The tOH trim circuit 150 operates in a manner similar to the tAC trim circuit. A DCC circuit (not shown) can precisely adjust the phases of the DCLK0 and DCLK180 signals to provide rising clock edges corresponding to an ideal 50% duty cycle. However, the DCLK0 and DCLK180 signals should be in a correctible range of the DCC circuit. The tOH trim circuit 150 can be used to adjust the phases of the DCLK0 and DCLK180 signals so that a distorted duty cycle outside of the correctible range can be corrected by the DCC. The tOH trim circuit can shift the phase of the CLK180VD_trim signal to an earlier or later time relative to the CLKVD0_trim signal. For a duty cycle that is too low for correction by the DCC circuit, the adjustable delay 132 can be set to provide more delay than the static delay circuit 130 in order to “increase” the duty cycle so that it can be corrected. For a duty cycle that is too high for correction by the DCC circuit, the adjustable delay 132 can be set to provide less delay than the static delay circuit 130 in order to “decrease” the duty cycle so that it can be corrected.
Although the tAC and tOH trim circuits 140, 150 can provide adjustability for trimming tAC and tOH, the static delay circuit 120, 130 necessarily adds a delay of one-half the maximum adjustable delay of the adjustable delay 122 to the CLK0 and CLK0VD signals, even if tAC and tOH trimming is unnecessary. In the cases where tAC and tOH trimming are required, the delay of the adjustable delay 122, 132 will typically be centered around the default setting of one-half of its maximum adjustable delay. Thus, in either case, both the CLK0, CLKFB and CLK0VD, CLK180VD signals will necessarily be delayed. As previously discussed, adding delay increases susceptibility to noise-induced jitter and also presents the possibility of increased power consumption.

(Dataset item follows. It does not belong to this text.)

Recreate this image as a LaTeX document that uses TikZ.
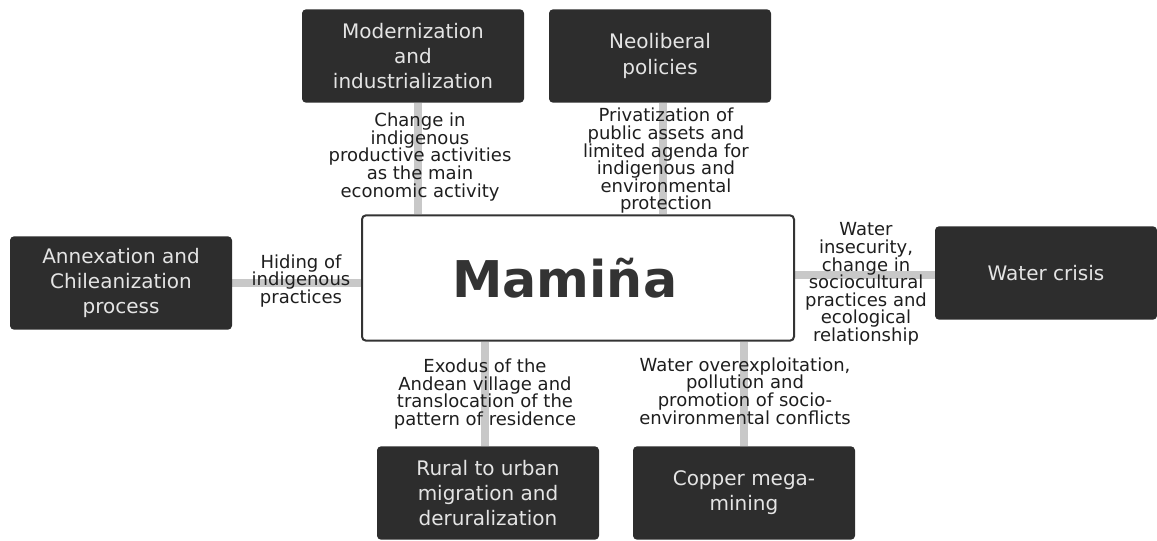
\documentclass[tikz,border=0pt]{standalone}
\usepackage{fontspec}
\setmainfont{DejaVu Sans}
\usetikzlibrary{backgrounds}
\definecolor{boxgray}{HTML}{2D2D2D}
\definecolor{boxtext}{HTML}{E4E4E4}
\definecolor{linkgray}{HTML}{C8C8C8}
\definecolor{labeltext}{HTML}{1E1E1E}
\definecolor{hubtext}{HTML}{333333}
\begin{document}
\begin{tikzpicture}[x=0.75pt,y=-0.75pt,
   cause/.style={fill=boxgray, rounded corners=3pt, text=boxtext, minimum width=166.5pt,
      minimum height=70pt, align=center, inner sep=0pt, font=\fontsize{15}{18.8}\selectfont},
   link/.style={draw=linkgray, line width=6pt},
   effect/.style={align=center, inner sep=0pt, text=labeltext,
      font=\fontsize{13.5}{13.2}\selectfont}]
   \useasboundingbox (0,0) rectangle (1157,540);

   % central node and the causes round it
   \node[draw=hubtext, line width=1.5pt, rounded corners=3pt, fill=white, minimum width=324pt,
      minimum height=94pt, text=hubtext, font=\bfseries\fontsize{38}{40}\selectfont] (mam) at (578,278) {Mamiña\hspace*{20pt}};
   \node[cause] (mod) at (413,56) {Modernization\\and\\industrialization};
   \node[cause] (neo) at (660,56) {Neoliberal\\policies};
   \node[cause] (ann) at (121,283) {Annexation and\\Chileanization\\process};
   \node[cause] (wat) at (1046,273) {Water crisis};
   \node[cause] (rur) at (488,493) {Rural to urban\\migration and\\deruralization};
   \node[cause] (cop) at (744,493) {Copper mega-\\mining};

   % connectors
   \begin{scope}[on background layer]
   \draw[link] ([xshift=4pt]mod.south) -- ([xshift=4pt]mod.south |- mam.north);
   \draw[link] ([xshift=2pt]neo.south) -- ([xshift=2pt]neo.south |- mam.north);
   \draw[link] (ann.east) -- (ann.east -| mam.west);
   \draw[link] ([yshift=-1.5pt]wat.west) -- ([yshift=-1.5pt]wat.west -| mam.east);
   \draw[link] ([xshift=-2pt]rur.north) -- ([xshift=-2pt]rur.north |- mam.south);
   \draw[link] (cop.north) -- (cop.north |- mam.south);
   \end{scope}

   % labels on the connectors
   \node[effect] (lmod) at (420,157) {Change in\\indigenous\\productive activities\\as the main\\economic activity};
   \node[effect] (lneo) at (666,161) {Privatization of\\public assets and\\limited agenda for\\indigenous and\\environmental\\protection};
   \node[effect] (lann) at (301,281) {Hiding of\\indigenous\\practices};
   \node[effect] (lwat) at (866,284) {Water\\insecurity,\\change in\\sociocultural\\practices and\\ecological\\relationship};
   \node[effect] (lrur) at (485,394) {Exodus of the\\Andean village and\\translocation of the\\pattern of residence};
   \node[effect] (lcop) at (745,391) {Water overexploitation,\\pollution and\\promotion of socio-\\environmental conflicts};
\end{tikzpicture}
\end{document}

In applications where having precision clock signals and relatively low power consumption are both desirable, the costs associated with conventional delay trimming circuits may be unacceptable.
Therefore, there is a need for a delay trimming circuit that can trim delays using less forward delay, and as a result, is less susceptible to noise-induced clock jitter and has lower power consumption.